» OBJECTIVE
Extract everything from the first line through the line with "minimum width=201.9pt, minimum", both ends included, except for any pictures.

» INFORMATION SUPPLIED
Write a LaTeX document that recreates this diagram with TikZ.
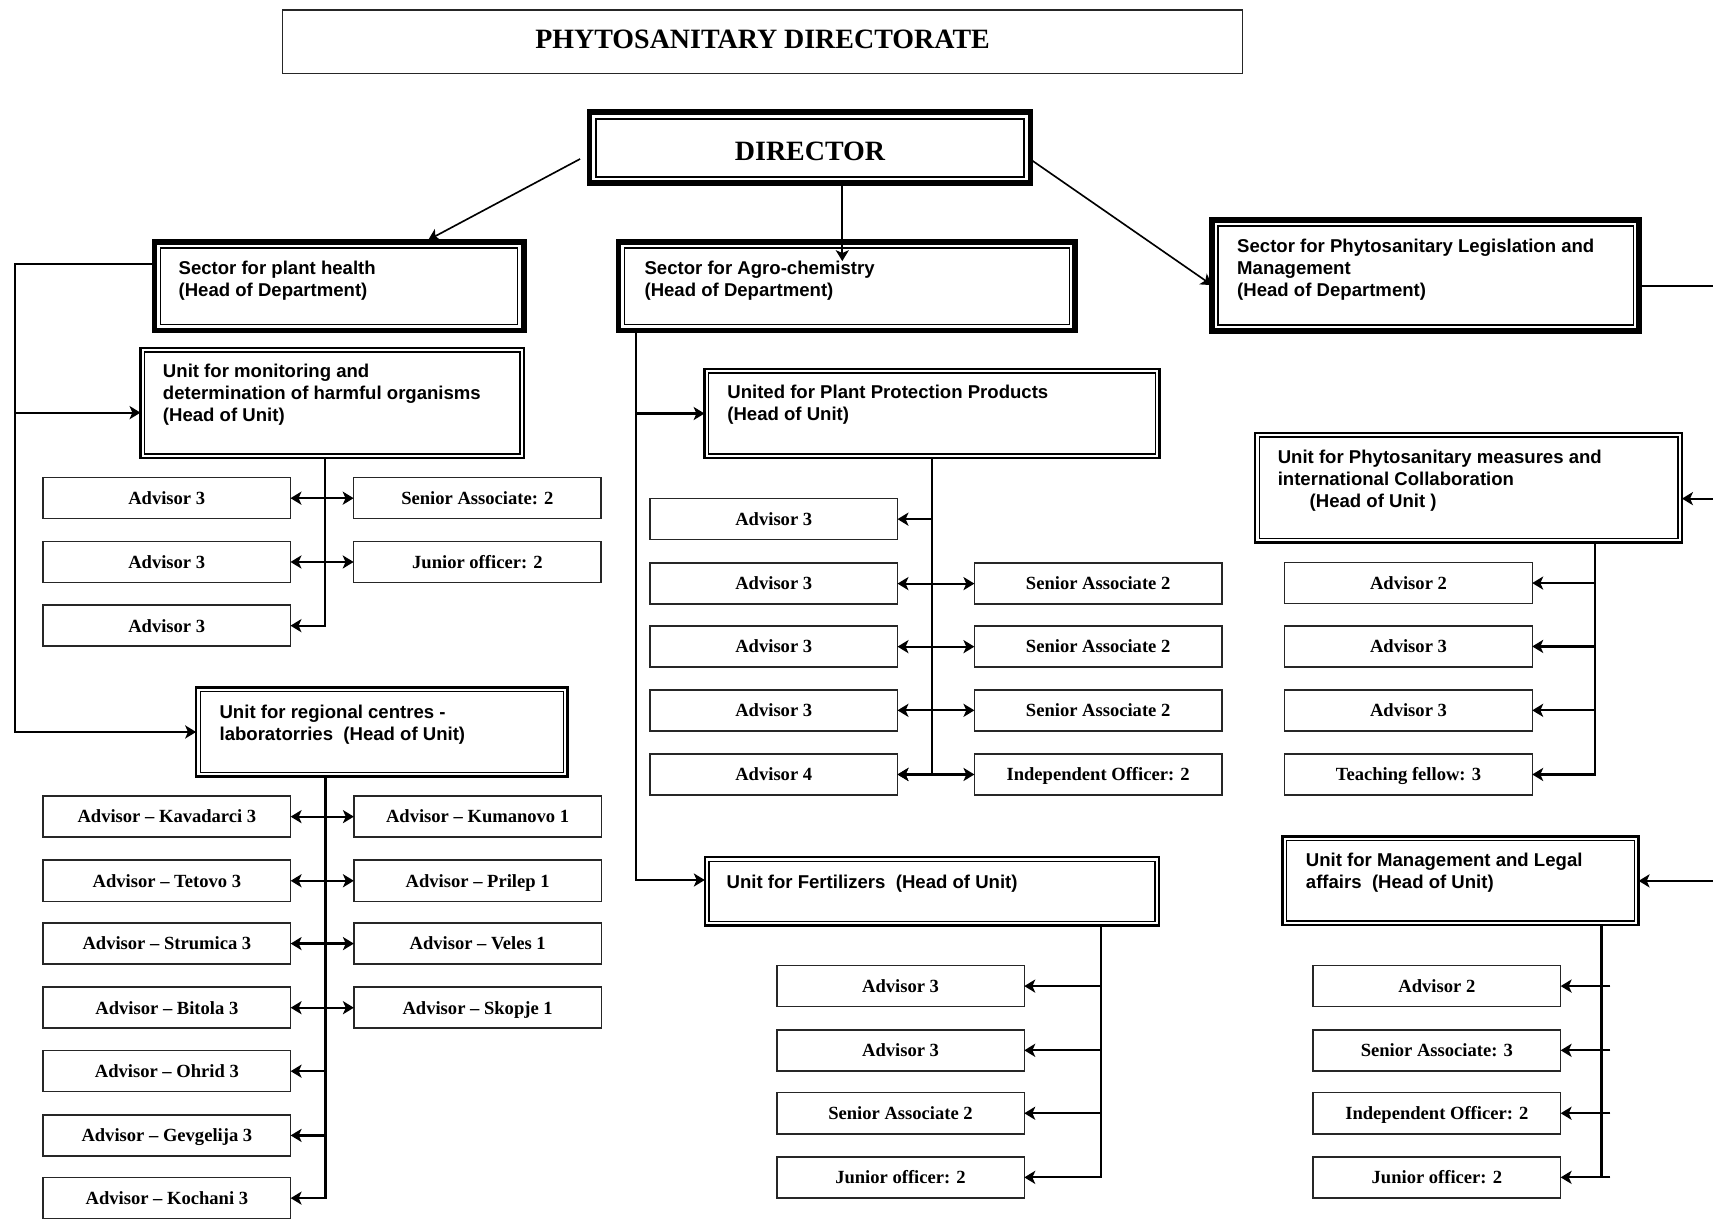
\documentclass[tikz,border=0pt]{standalone}
\usepackage{fontspec}
\setmainfont{Liberation Serif}
\newfontfamily\boxsans{Liberation Sans}
\usetikzlibrary{arrows.meta}
\tikzset{
  base/.style={inner sep=0pt, outer sep=0pt},
  frame3/.style n args={3}{draw, line width=#1,
    path picture={\draw[line width=#3]
      ([shift={(#2,-#2)}]path picture bounding box.north west) rectangle
      ([shift={(-#2,#2)}]path picture bounding box.south east);}},
  titlebox/.style={base, draw=black!85, line width=0.7pt, minimum width=439.3pt, minimum height=29pt,
    font=\bfseries\fontsize{12.8pt}{15pt}\selectfont, text depth=2.6pt},
  dirbox/.style={base, frame3={2.6pt}{3pt}{1pt}, font=\bfseries\fontsize{12.8pt}{15pt}\selectfont, text height=11.3pt, text depth=0pt},
  sectorbox/.style={base, frame3={2.5pt}{2.75pt}{0.6pt}},
  unitbox/.style={base, frame3={1.1pt}{1.9pt}{0.6pt}},
  boxtext/.style={base, anchor=north west, align=left, font=\boxsans\bfseries\fontsize{8.5pt}{10.1pt}\selectfont},
  staff/.style={base, draw=black!85, line width=0.7pt, minimum width=113.3pt, minimum height=18.8pt,
    text height=5.8pt, text depth=0pt, font=\bfseries\fontsize{8.5pt}{10pt}\selectfont},
  >={Stealth[length=5pt,width=6pt,inset=1.3pt]},
  conn/.style={line width=1pt},
  arr/.style={conn, ->},
  dbl/.style={conn, <->},
  thinarr/.style={line width=0.75pt, ->}
}
\begin{document}
\begin{tikzpicture}[x=0.5pt,y=-0.5pt]
\useasboundingbox (0,0) rectangle (1568,1115);
\clip (0,0) rectangle (1568,1115);

% ---------- top ----------
\node[titlebox] (title) at (698,38.1) {PHYTOSANITARY DIRECTORATE};
\node[dirbox, minimum width=201.9pt, minimum height=32.5pt] (dir) at (741.5,135.2) {DIRECTOR};

% ---------- sectors ----------
\node[sectorbox, minimum width=169pt, minimum height=40.4pt] (ph) at (310.5,262) {};
\node[boxtext] (phT) at (163.5,238.5) {Sector for plant health\\(Head of Department)};
\node[sectorbox, minimum width=209pt, minimum height=40.4pt] (agro) at (775.2,262) {};
\node[boxtext] (agroT) at (590,238.5) {Sector for Agro-chemistry\\(Head of Department)};
\node[sectorbox, minimum width=195.5pt, minimum height=50.9pt] (leg) at (1304.9,252.2) {};
\node[boxtext] (legT) at (1132.5,219) {Sector for Phytosanitary Legislation and\\Management\\(Head of Department)};

% ---------- units ----------
\node[unitbox, minimum width=175.6pt, minimum height=50.45pt] (mon) at (304.2,368.9) {};
\node[boxtext] (monT) at (149.2,333) {Unit for monitoring and\\determination of harmful organisms\\(Head of Unit)};
\node[unitbox, minimum width=170pt, minimum height=40.8pt] (reg) at (349.5,670) {};
\node[boxtext] (regT) at (201,645) {Unit for regional centres -\\laboratorries\ \ (Head of Unit)};
\node[unitbox, minimum width=208.2pt, minimum height=40.85pt] (ppp) at (853.1,378.5) {};
\node[boxtext] (pppT) at (665.8,352) {United for Plant Protection Products\\(Head of Unit)};
\node[unitbox, minimum width=207.9pt, minimum height=31.25pt] (fert) at (853,815.9) {};
\node[boxtext] (fertT) at (665.1,800.5) {Unit for Fertilizers\ \ (Head of Unit)};
\node[unitbox, minimum width=195.3pt, minimum height=50.25pt] (phy) at (1344.3,446.4) {};
\node[boxtext] (phyT) at (1169.6,411.5) {Unit for Phytosanitary measures and\\international Collaboration\\\hspace*{14.6pt}(Head of Unit )};
\node[unitbox, minimum width=162.9pt, minimum height=40.55pt] (mg) at (1337,806.3) {};
\node[boxtext] (mgT) at (1195.4,780.7) {Unit for Management and Legal\\affairs\ \ (Head of Unit)};

% ---------- staff: monitoring ----------
\node[staff] (ma1) at (152.6,456) {Advisor 3};
\node[staff] (ma2) at (152.6,514.4) {Advisor 3};
\node[staff] (ma3) at (152.6,572.7) {Advisor 3};
\node[staff] (ms1) at (437,456) {Senior Associate: 2};
\node[staff] (ms2) at (437,514.4) {Junior officer: 2};

% ---------- staff: regional ----------
\node[staff] (ra1) at (152.75,747.5) {Advisor – Kavadarci 3};
\node[staff] (ra2) at (152.75,806.2) {Advisor – Tetovo 3};
\node[staff] (ra3) at (152.75,863.7) {Advisor – Strumica 3};
\node[staff] (ra4) at (152.75,922.4) {Advisor – Bitola 3};
\node[staff] (ra5) at (152.75,980.5) {Advisor – Ohrid 3};
\node[staff] (ra6) at (152.75,1039.3) {Advisor – Gevgelija 3};
\node[staff] (ra7) at (152.75,1096.7) {Advisor – Kochani 3};
\node[staff] (rb1) at (437.2,747.5) {Advisor – Kumanovo 1};
\node[staff] (rb2) at (437.2,806.2) {Advisor – Prilep 1};
\node[staff] (rb3) at (437.2,863.7) {Advisor – Veles 1};
\node[staff] (rb4) at (437.2,922.4) {Advisor – Skopje 1};

% ---------- staff: plant protection products ----------
\node[staff] (pa1) at (708.25,475.2) {Advisor 3};
\node[staff] (pa2) at (708.25,534.2) {Advisor 3};
\node[staff] (pa3) at (708.25,591.9) {Advisor 3};
\node[staff] (pa4) at (708.25,650.2) {Advisor 3};
\node[staff] (pa5) at (708.25,708.9) {Advisor 4};
\node[staff] (ps2) at (1005.2,534.2) {Senior Associate 2};
\node[staff] (ps3) at (1005.2,591.9) {Senior Associate 2};
\node[staff] (ps4) at (1005.2,650.2) {Senior Associate 2};
\node[staff] (ps5) at (1005.2,708.9) {Independent Officer: 2};

% ---------- staff: fertilizers ----------
\node[staff] (fa1) at (824.3,902.6) {Advisor 3};
\node[staff] (fa2) at (824.3,961.4) {Advisor 3};
\node[staff] (fa3) at (824.3,1019) {Senior Associate 2};
\node[staff] (fa4) at (824.3,1077.7) {Junior officer: 2};

% ---------- staff: phytosanitary measures ----------
\node[staff] (ya1) at (1289.25,533.7) {Advisor 2};
\node[staff] (ya2) at (1289.25,591.7) {Advisor 3};
\node[staff] (ya3) at (1289.25,650.2) {Advisor 3};
\node[staff] (ya4) at (1289.25,708.9) {Teaching fellow: 3};

% ---------- staff: management ----------
\node[staff] (ga1) at (1315.25,902.6) {Advisor 2};
\node[staff] (ga2) at (1315.25,961.4) {Senior Associate: 3};
\node[staff] (ga3) at (1315.25,1019) {Independent Officer: 2};
\node[staff] (ga4) at (1315.25,1077.7) {Junior officer: 2};

% ---------- director connectors ----------
\coordinate (dl) at ([shift={(-4.3pt,-5.15pt)}]dir.west);
\coordinate (phin) at ([shift={(40.75pt,1pt)}]ph.north);
\draw[thinarr] (dl) -- (phin);
\coordinate (dm) at (771,239);
\draw[thinarr] (dir.south -| dm) -- (dm);
\draw[thinarr] ([yshift=-5.4pt]dir.east) -- ([yshift=-4.4pt]leg.west);

% ---------- plant health bus ----------
\coordinate (lbus) at (14,0);
\coordinate (monin) at ([yshift=-4.4pt]mon.west);
\draw[arr] ([yshift=10.2pt]ph.west) -| (lbus |- reg.west) -- (reg.west);
\draw[arr] (monin -| lbus) -- (monin);

% ---------- agro-chemistry bus ----------
\coordinate (abus) at (581.8,0);
\coordinate (fertin) at ([yshift=5.2pt]fert.west);
\draw[arr] (agro.south -| abus) |- (fertin);
\draw[arr] (ppp.west -| abus) -- (ppp.west);

% ---------- legislation bus (continues past the right edge) ----------
\coordinate (rbus) at (1568,0);
\coordinate (legout) at ([yshift=-4.65pt]leg.east);
\coordinate (phyin) at ([yshift=-5pt]phy.east);
\draw[conn] (legout) -- (legout -| rbus);
\draw[arr] (phyin -| rbus) -- (phyin);
\draw[arr] (mg.east -| rbus) -- (mg.east);

% ---------- monitoring ----------
\coordinate (mbar) at (297.5,0);
\draw[arr] (mon.south -| mbar) |- (ma3.east);
\draw[dbl] (ma1.east) -- (ms1.west);
\draw[dbl] (ma2.east) -- (ms2.west);

% ---------- regional ----------
\coordinate (rgbar) at (297.9,0);
\draw[arr] (reg.south -| rgbar) |- (ra7.east);
\foreach \i in {1,2,3,4} \draw[dbl] (ra\i.east) -- (rb\i.west);
\foreach \i in {5,6} \draw[arr] (ra\i.east -| rgbar) -- (ra\i.east);

% ---------- plant protection products ----------
\draw[arr] (ppp.south) |- (pa5.east);
\draw[arr] (pa1.east -| ppp.south) -- (pa1.east);
\foreach \i in {2,3,4,5} \draw[dbl] (pa\i.east) -- (ps\i.west);

% ---------- fertilizers ----------
\coordinate (fbar) at (1007.8,0);
\draw[arr] (fert.south -| fbar) |- (fa4.east);
\foreach \i in {1,2,3} \draw[arr] (fa\i.east -| fbar) -- (fa\i.east);

% ---------- phytosanitary measures ----------
\coordinate (ybar) at (1460.2,0);
\draw[arr] (phy.south -| ybar) |- (ya4.east);
\foreach \i in {1,2,3} \draw[arr] (ya\i.east -| ybar) -- (ya\i.east);

% ---------- management ----------
\coordinate (gbar) at (1466,0);
\coordinate (gstub) at (1474,0);
\draw[conn] (mg.south -| gbar) -- (ga4.east -| gbar);
\foreach \i in {1,2,3,4} \draw[arr] (ga\i.east -| gstub) -- (ga\i.east);
\end{tikzpicture}
\end{document}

» RESULT OF THIS TASK
Write a LaTeX document that recreates this diagram with TikZ.
\documentclass[tikz,border=0pt]{standalone}
\usepackage{fontspec}
\setmainfont{Liberation Serif}
\newfontfamily\boxsans{Liberation Sans}
\usetikzlibrary{arrows.meta}
\tikzset{
  base/.style={inner sep=0pt, outer sep=0pt},
  frame3/.style n args={3}{draw, line width=#1,
    path picture={\draw[line width=#3]
      ([shift={(#2,-#2)}]path picture bounding box.north west) rectangle
      ([shift={(-#2,#2)}]path picture bounding box.south east);}},
  titlebox/.style={base, draw=black!85, line width=0.7pt, minimum width=439.3pt, minimum height=29pt,
    font=\bfseries\fontsize{12.8pt}{15pt}\selectfont, text depth=2.6pt},
  dirbox/.style={base, frame3={2.6pt}{3pt}{1pt}, font=\bfseries\fontsize{12.8pt}{15pt}\selectfont, text height=11.3pt, text depth=0pt},
  sectorbox/.style={base, frame3={2.5pt}{2.75pt}{0.6pt}},
  unitbox/.style={base, frame3={1.1pt}{1.9pt}{0.6pt}},
  boxtext/.style={base, anchor=north west, align=left, font=\boxsans\bfseries\fontsize{8.5pt}{10.1pt}\selectfont},
  staff/.style={base, draw=black!85, line width=0.7pt, minimum width=113.3pt, minimum height=18.8pt,
    text height=5.8pt, text depth=0pt, font=\bfseries\fontsize{8.5pt}{10pt}\selectfont},
  >={Stealth[length=5pt,width=6pt,inset=1.3pt]},
  conn/.style={line width=1pt},
  arr/.style={conn, ->},
  dbl/.style={conn, <->},
  thinarr/.style={line width=0.75pt, ->}
}
\begin{document}
\begin{tikzpicture}[x=0.5pt,y=-0.5pt]
\useasboundingbox (0,0) rectangle (1568,1115);
\clip (0,0) rectangle (1568,1115);

% ---------- top ----------
\node[titlebox] (title) at (698,38.1) {PHYTOSANITARY DIRECTORATE};
\node[dirbox, minimum width=201.9pt, minimum height=32.5pt] (dir) at (741.5,135.2) {DIRECTOR};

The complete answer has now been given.